▶ [Objective] Output all the entries word for word. Omit the pictures.
+---+
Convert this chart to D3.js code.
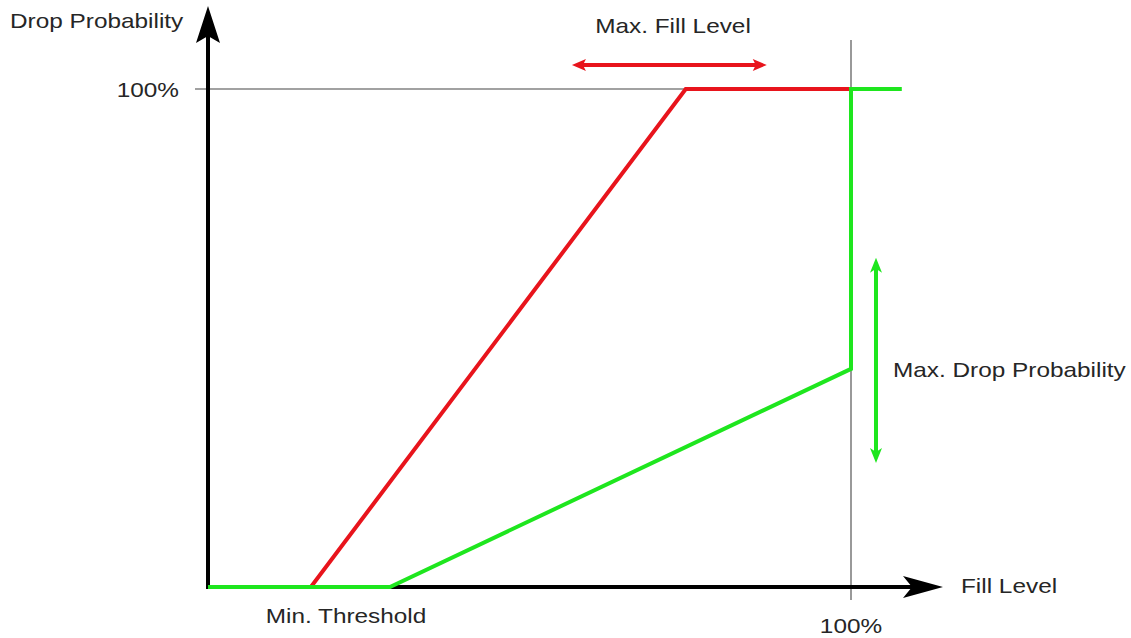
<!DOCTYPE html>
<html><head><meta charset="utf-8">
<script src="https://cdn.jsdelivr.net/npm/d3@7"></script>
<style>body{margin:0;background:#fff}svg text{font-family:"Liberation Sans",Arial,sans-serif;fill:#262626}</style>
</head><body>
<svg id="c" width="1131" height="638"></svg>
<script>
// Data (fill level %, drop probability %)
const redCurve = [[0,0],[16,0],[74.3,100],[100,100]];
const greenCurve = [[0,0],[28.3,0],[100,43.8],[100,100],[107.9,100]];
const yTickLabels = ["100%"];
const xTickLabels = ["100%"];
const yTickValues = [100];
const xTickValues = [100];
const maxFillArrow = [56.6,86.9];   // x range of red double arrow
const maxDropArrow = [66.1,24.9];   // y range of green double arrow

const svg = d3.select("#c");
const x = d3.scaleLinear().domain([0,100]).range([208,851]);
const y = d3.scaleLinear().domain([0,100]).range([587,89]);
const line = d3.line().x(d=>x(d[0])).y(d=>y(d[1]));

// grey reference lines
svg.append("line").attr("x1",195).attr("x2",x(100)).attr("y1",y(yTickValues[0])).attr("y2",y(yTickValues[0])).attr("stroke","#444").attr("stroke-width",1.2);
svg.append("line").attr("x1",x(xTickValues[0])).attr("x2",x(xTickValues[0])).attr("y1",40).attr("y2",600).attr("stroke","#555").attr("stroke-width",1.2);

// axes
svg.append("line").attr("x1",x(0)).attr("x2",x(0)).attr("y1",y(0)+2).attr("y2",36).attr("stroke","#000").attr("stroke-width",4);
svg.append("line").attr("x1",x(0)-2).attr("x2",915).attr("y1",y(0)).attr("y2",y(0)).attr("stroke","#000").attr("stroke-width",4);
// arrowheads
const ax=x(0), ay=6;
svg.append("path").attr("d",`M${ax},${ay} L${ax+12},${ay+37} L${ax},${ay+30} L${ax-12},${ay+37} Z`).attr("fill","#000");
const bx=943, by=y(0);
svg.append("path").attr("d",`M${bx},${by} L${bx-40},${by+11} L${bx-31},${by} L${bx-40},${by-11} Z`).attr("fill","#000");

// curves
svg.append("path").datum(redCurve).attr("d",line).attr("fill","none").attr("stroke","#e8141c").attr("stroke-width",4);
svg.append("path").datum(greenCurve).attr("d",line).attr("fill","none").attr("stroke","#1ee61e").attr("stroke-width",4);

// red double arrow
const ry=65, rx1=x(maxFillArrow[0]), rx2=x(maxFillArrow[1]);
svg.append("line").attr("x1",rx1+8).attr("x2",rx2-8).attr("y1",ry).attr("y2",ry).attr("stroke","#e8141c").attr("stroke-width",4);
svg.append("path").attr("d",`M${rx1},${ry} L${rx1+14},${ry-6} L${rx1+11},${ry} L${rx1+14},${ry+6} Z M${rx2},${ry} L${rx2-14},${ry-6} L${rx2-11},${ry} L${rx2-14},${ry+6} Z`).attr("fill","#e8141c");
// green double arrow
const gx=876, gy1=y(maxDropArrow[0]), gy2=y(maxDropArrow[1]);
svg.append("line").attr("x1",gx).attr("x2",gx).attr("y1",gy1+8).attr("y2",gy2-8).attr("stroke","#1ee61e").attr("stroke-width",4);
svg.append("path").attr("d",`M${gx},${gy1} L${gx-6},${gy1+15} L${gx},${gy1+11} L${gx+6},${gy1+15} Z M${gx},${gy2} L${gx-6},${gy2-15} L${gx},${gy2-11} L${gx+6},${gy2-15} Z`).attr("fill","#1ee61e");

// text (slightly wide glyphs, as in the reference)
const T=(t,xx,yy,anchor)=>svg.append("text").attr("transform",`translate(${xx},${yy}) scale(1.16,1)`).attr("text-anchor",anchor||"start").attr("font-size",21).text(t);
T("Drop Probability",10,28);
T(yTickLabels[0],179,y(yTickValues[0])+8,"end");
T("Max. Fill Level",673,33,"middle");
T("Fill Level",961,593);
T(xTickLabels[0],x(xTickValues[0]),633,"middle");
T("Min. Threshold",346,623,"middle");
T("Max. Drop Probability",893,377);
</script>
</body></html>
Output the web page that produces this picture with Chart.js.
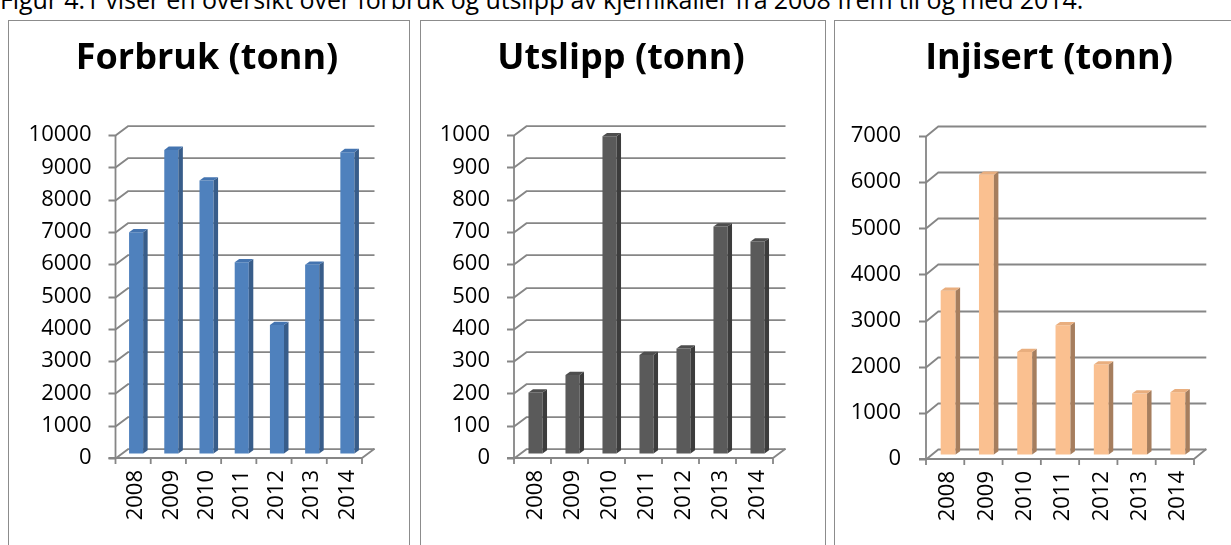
+---+
▶ [Solution]
Convert this chart to D3.js code.
<!DOCTYPE html>
<html><head><meta charset="utf-8">
<script src="https://cdn.jsdelivr.net/npm/d3@7"></script>
<style>body{margin:0;background:#fff}svg text{font-family:"Liberation Sans",Arial,sans-serif;fill:#262626}</style>
</head><body>
<svg id="c" width="1131" height="638"></svg>
<script>
// Data (fill level %, drop probability %)
const redCurve = [[0,0],[16,0],[74.3,100],[100,100]];
const greenCurve = [[0,0],[28.3,0],[100,43.8],[100,100],[107.9,100]];
const yTickLabels = ["100%"];
const xTickLabels = ["100%"];
const yTickValues = [100];
const xTickValues = [100];
const maxFillArrow = [56.6,86.9];   // x range of red double arrow
const maxDropArrow = [66.1,24.9];   // y range of green double arrow

const svg = d3.select("#c");
const x = d3.scaleLinear().domain([0,100]).range([208,851]);
const y = d3.scaleLinear().domain([0,100]).range([587,89]);
const line = d3.line().x(d=>x(d[0])).y(d=>y(d[1]));

// grey reference lines
svg.append("line").attr("x1",195).attr("x2",x(100)).attr("y1",y(yTickValues[0])).attr("y2",y(yTickValues[0])).attr("stroke","#444").attr("stroke-width",1.2);
svg.append("line").attr("x1",x(xTickValues[0])).attr("x2",x(xTickValues[0])).attr("y1",40).attr("y2",600).attr("stroke","#555").attr("stroke-width",1.2);

// axes
svg.append("line").attr("x1",x(0)).attr("x2",x(0)).attr("y1",y(0)+2).attr("y2",36).attr("stroke","#000").attr("stroke-width",4);
svg.append("line").attr("x1",x(0)-2).attr("x2",915).attr("y1",y(0)).attr("y2",y(0)).attr("stroke","#000").attr("stroke-width",4);
// arrowheads
const ax=x(0), ay=6;
svg.append("path").attr("d",`M${ax},${ay} L${ax+12},${ay+37} L${ax},${ay+30} L${ax-12},${ay+37} Z`).attr("fill","#000");
const bx=943, by=y(0);
svg.append("path").attr("d",`M${bx},${by} L${bx-40},${by+11} L${bx-31},${by} L${bx-40},${by-11} Z`).attr("fill","#000");

// curves
svg.append("path").datum(redCurve).attr("d",line).attr("fill","none").attr("stroke","#e8141c").attr("stroke-width",4);
svg.append("path").datum(greenCurve).attr("d",line).attr("fill","none").attr("stroke","#1ee61e").attr("stroke-width",4);

// red double arrow
const ry=65, rx1=x(maxFillArrow[0]), rx2=x(maxFillArrow[1]);
svg.append("line").attr("x1",rx1+8).attr("x2",rx2-8).attr("y1",ry).attr("y2",ry).attr("stroke","#e8141c").attr("stroke-width",4);
svg.append("path").attr("d",`M${rx1},${ry} L${rx1+14},${ry-6} L${rx1+11},${ry} L${rx1+14},${ry+6} Z M${rx2},${ry} L${rx2-14},${ry-6} L${rx2-11},${ry} L${rx2-14},${ry+6} Z`).attr("fill","#e8141c");
// green double arrow
const gx=876, gy1=y(maxDropArrow[0]), gy2=y(maxDropArrow[1]);
svg.append("line").attr("x1",gx).attr("x2",gx).attr("y1",gy1+8).attr("y2",gy2-8).attr("stroke","#1ee61e").attr("stroke-width",4);
svg.append("path").attr("d",`M${gx},${gy1} L${gx-6},${gy1+15} L${gx},${gy1+11} L${gx+6},${gy1+15} Z M${gx},${gy2} L${gx-6},${gy2-15} L${gx},${gy2-11} L${gx+6},${gy2-15} Z`).attr("fill","#1ee61e");

// text (slightly wide glyphs, as in the reference)
const T=(t,xx,yy,anchor)=>svg.append("text").attr("transform",`translate(${xx},${yy}) scale(1.16,1)`).attr("text-anchor",anchor||"start").attr("font-size",21).text(t);
T("Drop Probability",10,28);
T(yTickLabels[0],179,y(yTickValues[0])+8,"end");
T("Max. Fill Level",673,33,"middle");
T("Fill Level",961,593);
T(xTickLabels[0],x(xTickValues[0]),633,"middle");
T("Min. Threshold",346,623,"middle");
T("Max. Drop Probability",893,377);
</script>
</body></html>
Output the web page that produces this picture with Chart.js.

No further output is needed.